The 25-year-old is currently co-owned with Bologna, but where it was thought 12 months ago Viviano would arrive at Inter this summer to challenge Julio Cesar for the No 1 jersey, and just six months ago that he would in fact replace Cesar, the player himself is now considering a potential surprise move to rebuilding Roma – and it could be at Inter's expense.
With no allegiance to the Romans, Viviano's confirmation and encouragement of the Giallorossi's contact is simply a reflection of ambition off the back of an excellent campaign at Bologna, and perhaps a lack of confidence in Inter to further it. Still just 25, Viviano has shown improvement enough in 2010-11 as an ever-present to not only earn an Italy debut, but become a regular member of Cesare Prandelli's squad, and anticipate the chance next season for regular first-team action at a higher level.
More significantly, comparing him to Cesar, Viviano has produced the more consistent football over the season, regularly out-scoring the Brazilian in the pagelle and matching his 3.5 saves a game average, and only falling behind in the save-percentage ratio – 80.5 per cent v 73 per cent – due to Bologna's dismal end to 2010-11. Cesar's performances also included the more memorable mistakes of the two.
Viviano's wish to further claims to Cesar's title as one of the best in the League, however, may not be as an Inter-owned commodity, with the club refusing to pay the €10m asking-price for the remaining 50 per cent of the player, instead offering €5m and incensing Bologna, who two years ago paid €3.5m for their half. In need of the money, the Rossoblu are looking for a greater return on their investment, and are prepared to take it to blind auction on Friday to then retain and sell on Viviano.
Inter's dalliance in the matter marks a priority turnaround at San Siro. Struggling with consecutive injuries through autumn and winter, Cesar's limited game-time meant that going into the winter transfer window he had appeared in just under half of Inter's matches. On a €4.5m annual salary to 2014, the second highest wage at the club, Cesar was thought not only open to the concept of a move – valued at €10m – but deemed expensive by the club. Subsequently, bringing in Viviano – on an 11th of Cesar's wage – six months earlier than planned was considered, first as cover and then as a replacement for 2011-12, in a similar move to defender Andrea Ranocchia's.
However, in light of Cesar's recovery for a consistent run of games and then his declaration to stay at the club two weeks ago, Inter look to have changed tact again, with Viviano signposted as the more costly investment of the two now.
Cesar represents a key component of Inter's strength in recent seasons and the greater assuredness – experience – the team are likely to need next season when other areas of the pitch will likely change. However, it is arguable that in light of the Brazilian's increasing injury rate, that Viviano represents the greater potential between the sticks even inside a couple of years. This was the first season Cesar has failed to reach the 30-game mark in the League for Inter, and those concerns although hard to quantify, were enough in January for the club to seriously consider bringing Viviano in.
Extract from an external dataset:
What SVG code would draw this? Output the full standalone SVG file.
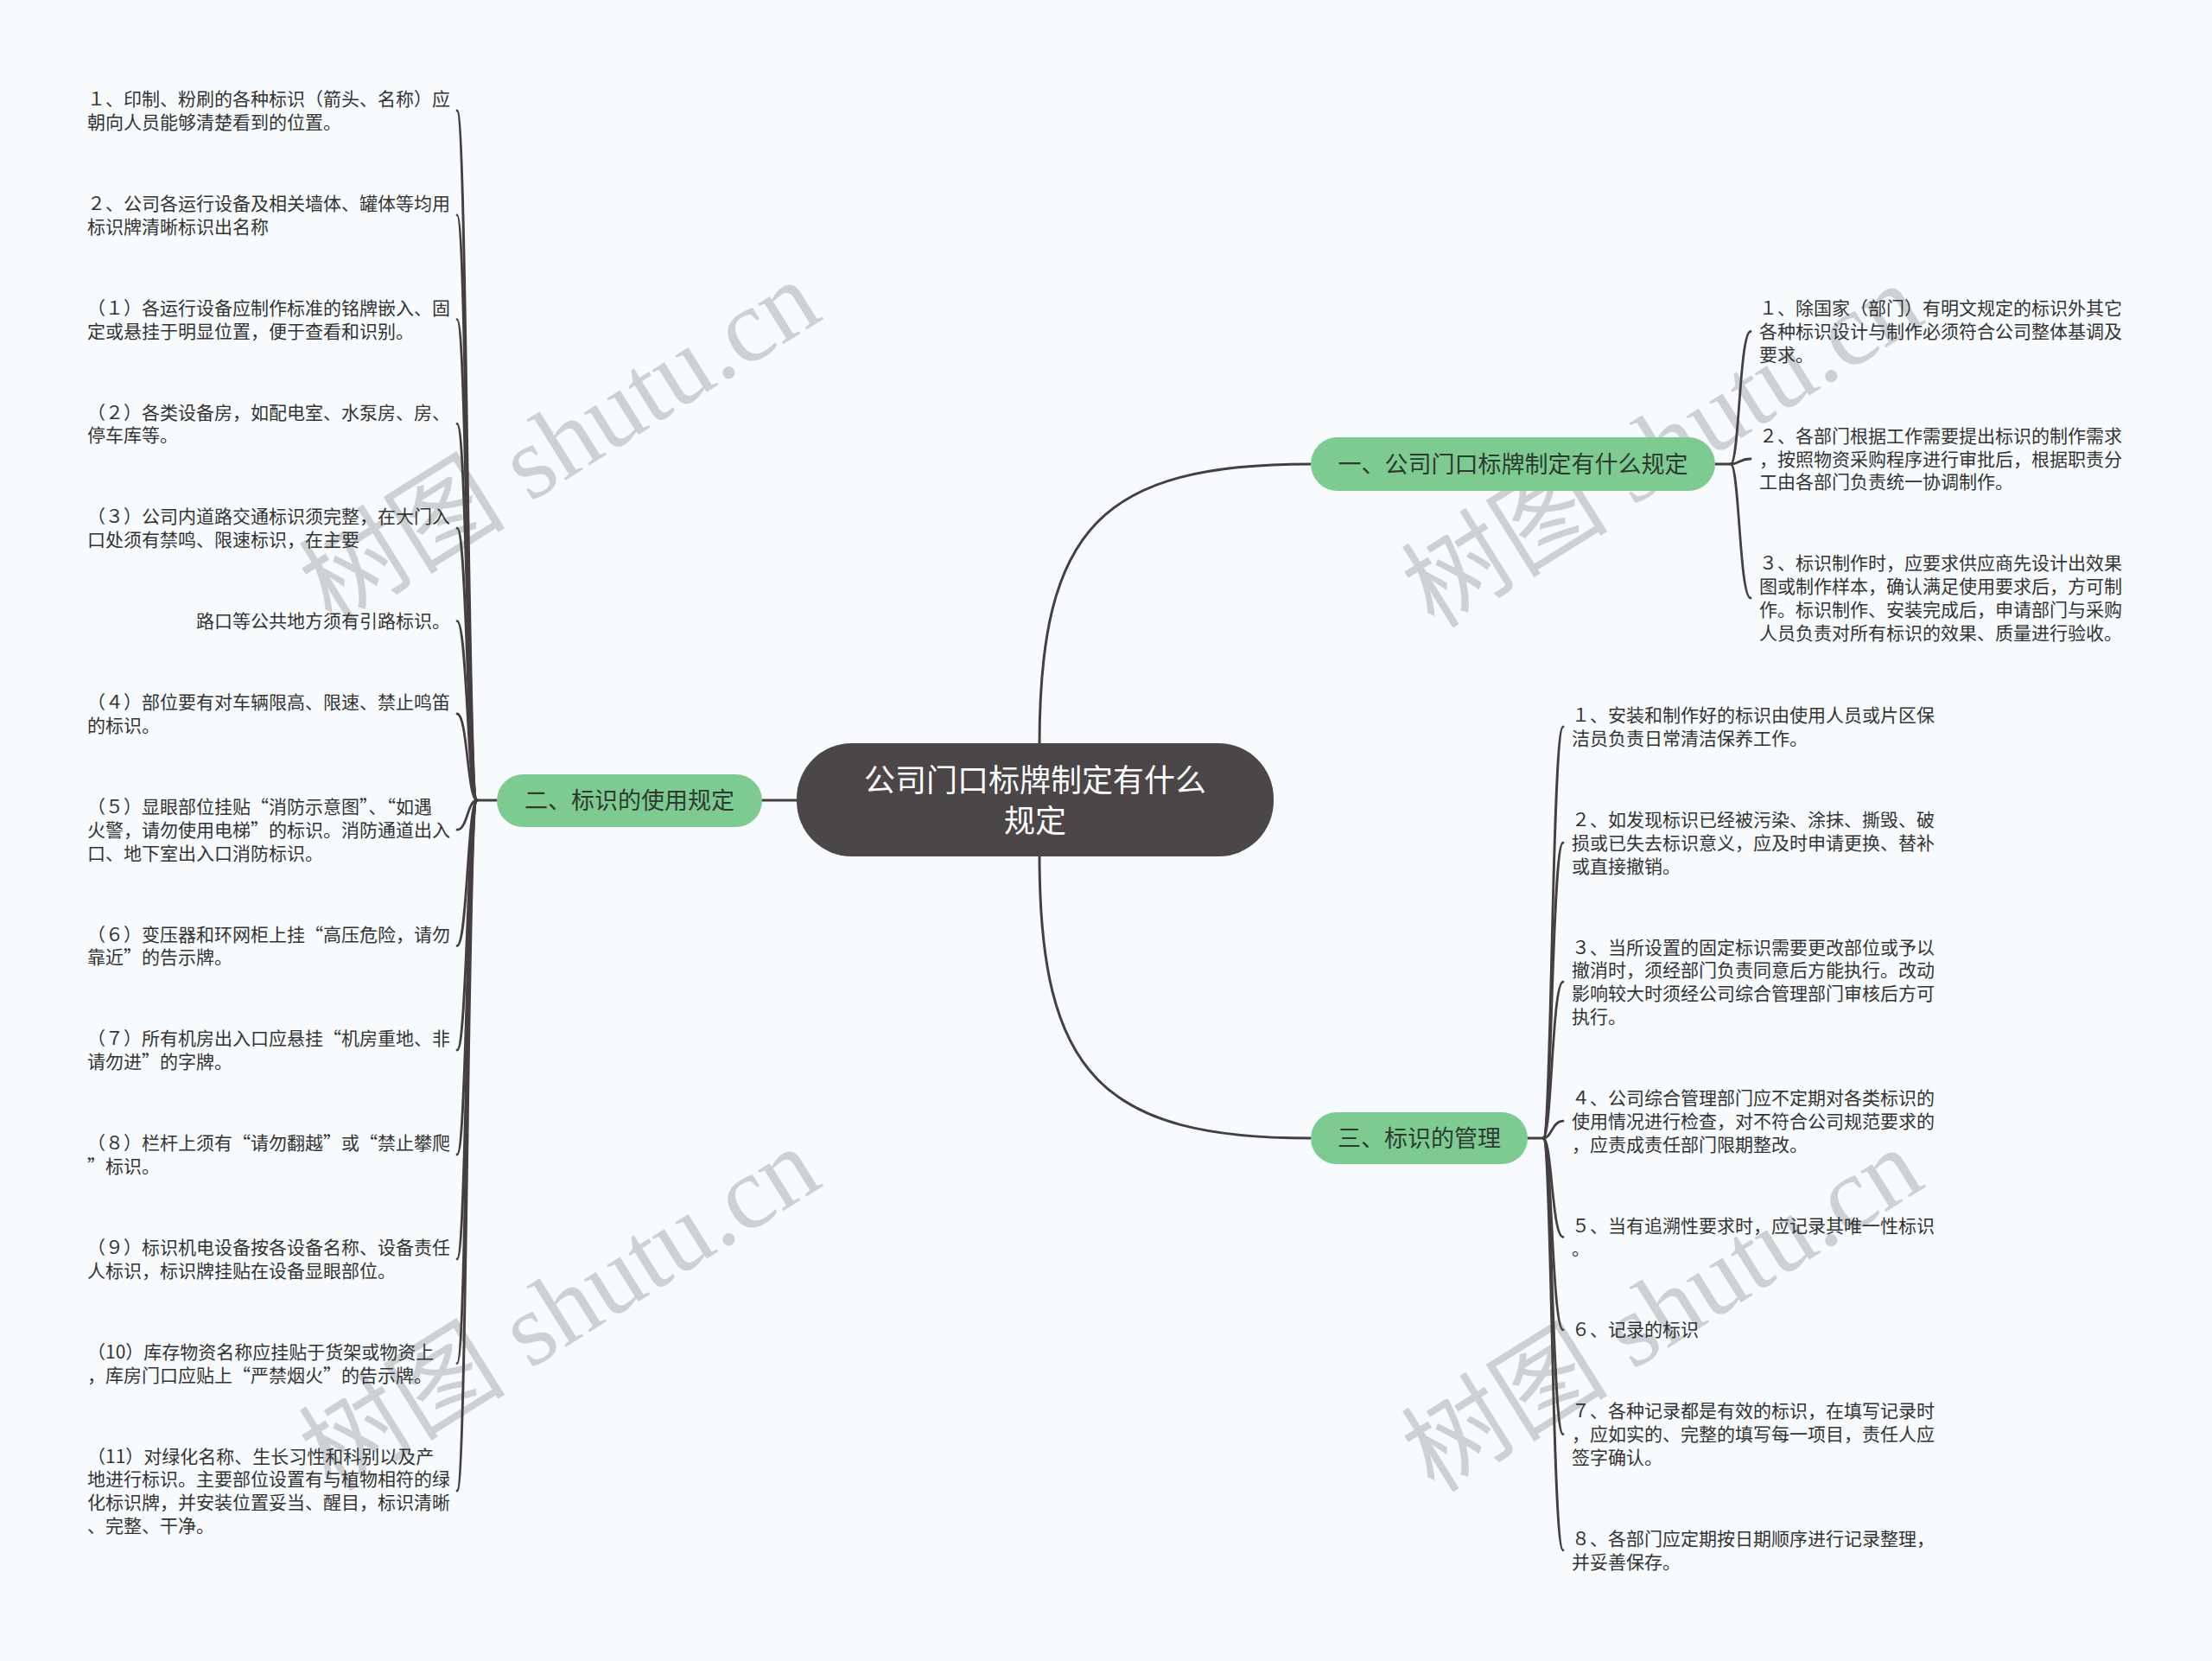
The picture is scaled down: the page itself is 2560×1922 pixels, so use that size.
<svg xmlns="http://www.w3.org/2000/svg" width="2560" height="1922" viewBox="0 0 2560 1922">
<defs>
<style>
.bg{fill:#f7fbfd}
.wm{font-family:"Liberation Serif","Noto Sans CJK SC",serif;font-size:120px;fill:#cdd1d3}
.conn{fill:none;stroke:#453f40;stroke-width:3;stroke-linecap:round}
.lc{fill:none;stroke:#453f40;stroke-width:2.8;stroke-linecap:round}
.leaf{font-family:"Noto Sans CJK SC","Noto Sans CJK JP",sans-serif;font-size:21px;fill:#333333}
.br rect{fill:#7dcb90}
.br text{font-family:"Noto Sans CJK SC",sans-serif;font-size:27px;fill:#2e3a31;text-anchor:middle}
.root rect{fill:#4b4647}
.root text{font-family:"Noto Sans CJK SC",sans-serif;font-size:36px;fill:#ffffff;text-anchor:middle}
</style>
</defs>
<rect class="bg" x="0" y="0" width="2560" height="1922"/>

<g id="watermarks">
<text class="wm" transform="translate(648,512) rotate(-32)" text-anchor="middle" dominant-baseline="central">树图 shutu.cn</text>
<text class="wm" transform="translate(1924,516) rotate(-32)" text-anchor="middle" dominant-baseline="central">树图 shutu.cn</text>
<text class="wm" transform="translate(648,1515) rotate(-32)" text-anchor="middle" dominant-baseline="central">树图 shutu.cn</text>
<text class="wm" transform="translate(1924,1516) rotate(-32)" text-anchor="middle" dominant-baseline="central">树图 shutu.cn</text>
</g>

<g id="connectors">
<path class="conn" d="M1203 862 C1203 610 1275 537 1517 537"/>
<path class="conn" d="M1203 990 C1203 1242 1275 1317 1517 1317"/>
<path class="conn" d="M922 926 L882 926"/>
<!-- branch 2 (left) -->
<path class="conn" d="M575 926 L552 926"/>
<path class="lc" d="M552 926 C541 926 541 128 529 128"/>
<path class="lc" d="M552 926 C541 926 541 248.8 529 248.8"/>
<path class="lc" d="M552 926 C541 926 541 369.6 529 369.6"/>
<path class="lc" d="M552 926 C541 926 541 490.4 529 490.4"/>
<path class="lc" d="M552 926 C541 926 541 611.2 529 611.2"/>
<path class="lc" d="M552 926 C541 926 541 718.6 529 718.6"/>
<path class="lc" d="M552 926 C541 926 541 826 529 826"/>
<path class="lc" d="M552 926 C541 926 541 960.2 529 960.2"/>
<path class="lc" d="M552 926 C541 926 541 1094.4 529 1094.4"/>
<path class="lc" d="M552 926 C541 926 541 1215.2 529 1215.2"/>
<path class="lc" d="M552 926 C541 926 541 1336 529 1336"/>
<path class="lc" d="M552 926 C541 926 541 1456.8 529 1456.8"/>
<path class="lc" d="M552 926 C541 926 541 1577.6 529 1577.6"/>
<path class="lc" d="M552 926 C541 926 541 1725.2 529 1725.2"/>
<!-- branch 1 (right top) -->
<path class="conn" d="M1985 537 L2003 537"/>
<path class="lc" d="M2003 537 C2013 537 2013 383.5 2026 383.5"/>
<path class="lc" d="M2003 537 C2013 537 2013 531 2026 531"/>
<path class="lc" d="M2003 537 C2013 537 2013 692 2026 692"/>
<!-- branch 3 (right bottom) -->
<path class="conn" d="M1768 1317 L1786 1317"/>
<path class="lc" d="M1786 1317 C1796 1317 1796 841 1809 841"/>
<path class="lc" d="M1786 1317 C1796 1317 1796 975.2 1809 975.2"/>
<path class="lc" d="M1786 1317 C1796 1317 1796 1136.2 1809 1136.2"/>
<path class="lc" d="M1786 1317 C1796 1317 1796 1297.2 1809 1297.2"/>
<path class="lc" d="M1786 1317 C1796 1317 1796 1431.4 1809 1431.4"/>
<path class="lc" d="M1786 1317 C1796 1317 1796 1538.8 1809 1538.8"/>
<path class="lc" d="M1786 1317 C1796 1317 1796 1659.6 1809 1659.6"/>
<path class="lc" d="M1786 1317 C1796 1317 1796 1793.8 1809 1793.8"/>
</g>

<g id="root" class="root">
<rect x="922" y="860" width="552" height="131" rx="64" ry="64"/>
<text x="1198" y="916">公司门口标牌制定有什么</text>
<text x="1198" y="963">规定</text>
</g>

<g id="branch1" class="br">
<rect x="1517" y="506" width="468" height="62" rx="31" ry="31"/>
<text x="1751" y="546.5">一、公司门口标牌制定有什么规定</text>
</g>
<g id="branch2" class="br">
<rect x="575" y="896" width="307" height="61" rx="30.5" ry="30.5"/>
<text x="728.5" y="935.5">二、标识的使用规定</text>
</g>
<g id="branch3" class="br">
<rect x="1517" y="1287" width="251" height="60" rx="30" ry="30"/>
<text x="1642.5" y="1326.5">三、标识的管理</text>
</g>

<g id="l1" class="leaf"><text x="101" y="122.1">１、印制、粉刷的各种标识（箭头、名称）应</text><text x="101" y="148.9">朝向人员能够清楚看到的位置。</text></g>
<g id="l2" class="leaf"><text x="101" y="242.9">２、公司各运行设备及相关墙体、罐体等均用</text><text x="101" y="269.7">标识牌清晰标识出名称</text></g>
<g id="l3" class="leaf"><text x="101" y="363.7">（１）各运行设备应制作标准的铭牌嵌入、固</text><text x="101" y="390.5">定或悬挂于明显位置，便于查看和识别。</text></g>
<g id="l4" class="leaf"><text x="101" y="484.5">（２）各类设备房，如配电室、水泵房、房、</text><text x="101" y="511.3">停车库等。</text></g>
<g id="l5" class="leaf"><text x="101" y="605.3">（３）公司内道路交通标识须完整，在大门入</text><text x="101" y="632.1">口处须有禁鸣、限速标识，在主要</text></g>
<g id="l6" class="leaf"><text x="227" y="726.1">路口等公共地方须有引路标识。</text></g>
<g id="l7" class="leaf"><text x="101" y="820.1">（４）部位要有对车辆限高、限速、禁止鸣笛</text><text x="101" y="846.9">的标识。</text></g>
<g id="l8" class="leaf"><text x="101" y="940.9">（５）显眼部位挂贴“消防示意图”、“如遇</text><text x="101" y="967.7">火警，请勿使用电梯”的标识。消防通道出入</text><text x="101" y="994.5">口、地下室出入口消防标识。</text></g>
<g id="l9" class="leaf"><text x="101" y="1088.5">（６）变压器和环网柜上挂“高压危险，请勿</text><text x="101" y="1115.3">靠近”的告示牌。</text></g>
<g id="l10" class="leaf"><text x="101" y="1209.3">（７）所有机房出入口应悬挂“机房重地、非</text><text x="101" y="1236.1">请勿进”的字牌。</text></g>
<g id="l11" class="leaf"><text x="101" y="1330.1">（８）栏杆上须有“请勿翻越”或“禁止攀爬</text><text x="101" y="1356.9">”标识。</text></g>
<g id="l12" class="leaf"><text x="101" y="1450.9">（９）标识机电设备按各设备名称、设备责任</text><text x="101" y="1477.7">人标识，标识牌挂贴在设备显眼部位。</text></g>
<g id="l13" class="leaf"><text x="101" y="1571.7">（10）库存物资名称应挂贴于货架或物资上</text><text x="101" y="1598.5">，库房门口应贴上“严禁烟火”的告示牌。</text></g>
<g id="l14" class="leaf"><text x="101" y="1692.5">（11）对绿化名称、生长习性和科别以及产</text><text x="101" y="1719.3">地进行标识。主要部位设置有与植物相符的绿</text><text x="101" y="1746.1">化标识牌，并安装位置妥当、醒目，标识清晰</text><text x="101" y="1772.9">、完整、干净。</text></g>

<g id="r1" class="leaf"><text x="2036" y="364.2">１、除国家（部门）有明文规定的标识外其它</text><text x="2036" y="391">各种标识设计与制作必须符合公司整体基调及</text><text x="2036" y="417.8">要求。</text></g>
<g id="r2" class="leaf"><text x="2036" y="511.7">２、各部门根据工作需要提出标识的制作需求</text><text x="2036" y="538.5">，按照物资采购程序进行审批后，根据职责分</text><text x="2036" y="565.3">工由各部门负责统一协调制作。</text></g>
<g id="r3" class="leaf"><text x="2036" y="659.3">３、标识制作时，应要求供应商先设计出效果</text><text x="2036" y="686.1">图或制作样本，确认满足使用要求后，方可制</text><text x="2036" y="712.9">作。标识制作、安装完成后，申请部门与采购</text><text x="2036" y="739.7">人员负责对所有标识的效果、质量进行验收。</text></g>

<g id="m1" class="leaf"><text x="1819" y="835.1">１、安装和制作好的标识由使用人员或片区保</text><text x="1819" y="861.9">洁员负责日常清洁保养工作。</text></g>
<g id="m2" class="leaf"><text x="1819" y="955.9">２、如发现标识已经被污染、涂抹、撕毁、破</text><text x="1819" y="982.7">损或已失去标识意义，应及时申请更换、替补</text><text x="1819" y="1009.5">或直接撤销。</text></g>
<g id="m3" class="leaf"><text x="1819" y="1103.5">３、当所设置的固定标识需要更改部位或予以</text><text x="1819" y="1130.3">撤消时，须经部门负责同意后方能执行。改动</text><text x="1819" y="1157.1">影响较大时须经公司综合管理部门审核后方可</text><text x="1819" y="1183.9">执行。</text></g>
<g id="m4" class="leaf"><text x="1819" y="1277.9">４、公司综合管理部门应不定期对各类标识的</text><text x="1819" y="1304.7">使用情况进行检查，对不符合公司规范要求的</text><text x="1819" y="1331.5">，应责成责任部门限期整改。</text></g>
<g id="m5" class="leaf"><text x="1819" y="1425.5">５、当有追溯性要求时，应记录其唯一性标识</text><text x="1819" y="1452.3">。</text></g>
<g id="m6" class="leaf"><text x="1819" y="1546.3">６、记录的标识</text></g>
<g id="m7" class="leaf"><text x="1819" y="1640.3">７、各种记录都是有效的标识，在填写记录时</text><text x="1819" y="1667.1">，应如实的、完整的填写每一项目，责任人应</text><text x="1819" y="1693.9">签字确认。</text></g>
<g id="m8" class="leaf"><text x="1819" y="1787.9">８、各部门应定期按日期顺序进行记录整理，</text><text x="1819" y="1814.7">并妥善保存。</text></g>
</svg>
However, Viviano, Bologna and Inter now accept that next season he will not be wearing Nerazzurro or Rossoblu, but perhaps Giallorosso. It also remains true that Inter are risking losing him entirely, first through refusing to reach a fair valuation with Bologna edging negotiations to a blind auction, and then in the decision to immediately send him out again, despite promises over the last year to the contrary.
Not only is it questionable, particularly without a Coach to have an input on this, to send him out to strengthen a rival next year, but it could prove much harder to pull him back in – whether six months or three years from now when Cesar is once again deemed too expensive – when Inter want Viviano, but a more experienced, accomplished Viviano may not want Inter.